Hugh Grant: accused by Dacre of 'hijacking' inquiry with his phone hacking claim
Credit: Stefan Rousseau/PAAssociated Newspapers editor-in-chief Paul Dacre is to be called back to answer more questions from the Leveson inquiry later this week, after he accused the actor Hugh Grant of attempting to "hijack" the inquiry.
The publisher put out a statement accusing Grant of "mendacious smears" when the actor appeared before the inquiry in November and claimed his phone may have been hacked by the Mail on Sunday in 2007.
Dacre yesterday accused Grant of "hijacking this inquiry in a highly calculated attempt to wound my company".
He said: "I will withdraw that statement if Mr Grant withdraws his that the Daily Mail and Mail on Sunday were involved in phone hacking."
Lord Justice Leveson said this morning that he wanted Dacre to return by Thursday (9 February), for less than half an hour, to answer more questions about the Hugh Grant incident.
Dacre will be asked about a Mail on Sunday story in February 2007 about the actor's relationship with his then-girlfriend Jemima Khan, which referred to phone calls with "a plummy-voiced executive" from a film company.
It was this story, mentioned by Grant in his evidence to the inquiry, that prompted Associated to issue its statement in November denying phone hacking.
Leveson said: "We will find some short period of time for this to be the subject of further evidence and we shall do that this week.
"I know that Mr Dacre is busy.

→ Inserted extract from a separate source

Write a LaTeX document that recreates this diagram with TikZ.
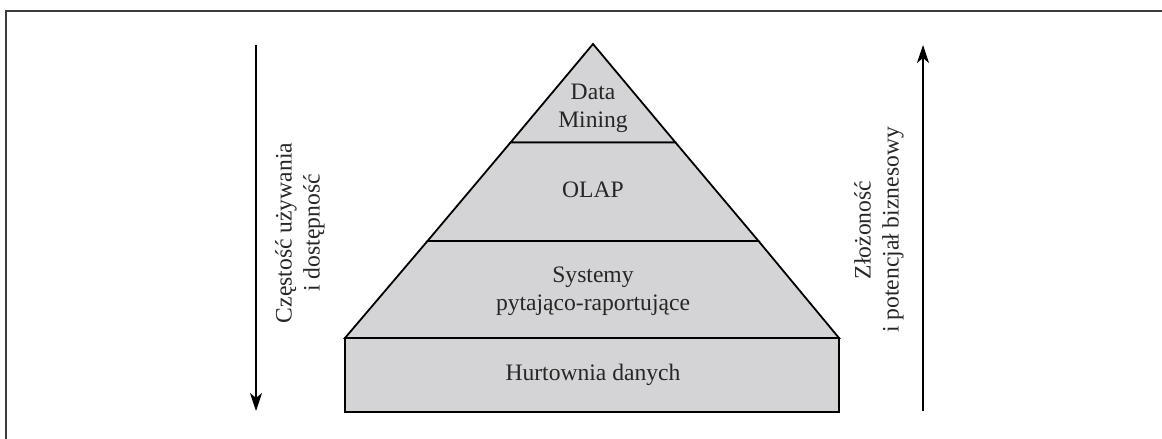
\documentclass[tikz,border=0pt]{standalone}
\usepackage{fontspec}
\setmainfont{Liberation Serif}
\usetikzlibrary{arrows.meta}
\definecolor{layerfill}{RGB}{212,212,214}
\definecolor{framegray}{RGB}{60,60,60}
\tikzset{
  layer/.style={draw=black, line width=1.8pt, fill=layerfill, line join=miter},
  label/.style={align=center, font=\fontsize{23.6}{28}\selectfont, text=black!85, inner sep=0pt},
  sidelabel/.style={label, rotate=90},
  axis/.style={draw=black, line width=1.5pt, -{Stealth[length=18pt, width=12pt, inset=5pt]}},
}
\begin{document}
\begin{tikzpicture}[x=1pt, y=-1pt]
  \useasboundingbox (0,0) rectangle (1162,439);
  % open frame
  \draw[framegray, line width=2.2pt] (6,439) -- (6,11) -- (1162,11);

  % key points of the pyramid
  \coordinate (apex) at (593,44);
  \coordinate (bl) at (345,338);
  \coordinate (br) at (839,338);

  % layers, top to bottom
  \path[layer] (apex) -- (510.5,142.5) -- (675.5,142.5) -- cycle;
  \path[layer] (510.5,142.5) -- (427.5,241) -- (758.5,241) -- (675.5,142.5) -- cycle;
  \path[layer] (427.5,241) -- (bl) -- (br) -- (758.5,241) -- cycle;
  \path[layer] (bl) rectangle (839,412);

  % layer captions
  \node[label] (dm) at (593,108) {Data\\Mining};
  \node[label] (olap) at (593,190) {OLAP};
  \node[label] (sys) at (593,291) {Systemy\\pytająco-raportujące};
  \node[label] (hd) at (593,375) {Hurtownia danych};

  % side axes
  \coordinate (ltop) at (256,45);
  \coordinate (lbot) at (256,411);
  \coordinate (rbot) at (923,411);
  \coordinate (rtop) at (923,45);
  \draw[axis] (ltop) -- (lbot);
  \draw[axis] (rbot) -- (rtop);

  \node[sidelabel] (freq) at (300,233) {Częstość używania\\i dostępność};
  \node[sidelabel] (cplx) at (879,230) {Złożoność\\i potencjał biznesowy};
\end{tikzpicture}
\end{document}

We have worked very hard to fit ourselves around his commitments. I cannot believe in the next three days that he cannot find a few minutes."
The Media Standards Trust's "Hacked Off" campaign – of which Grant is a supporter – said in a statement last night: "The Hacked Off campaign and the Media Standards Trust categorically refute Paul Dacre's baseless accusations that we have 'attempted to hijack' the Leveson inquiry by somehow putting pressure on Hugh Grant, a supporter of the Hacked Off campaign, to 'wound' Associated Newspapers at the time Mr Grant gave oral evidence to the inquiry."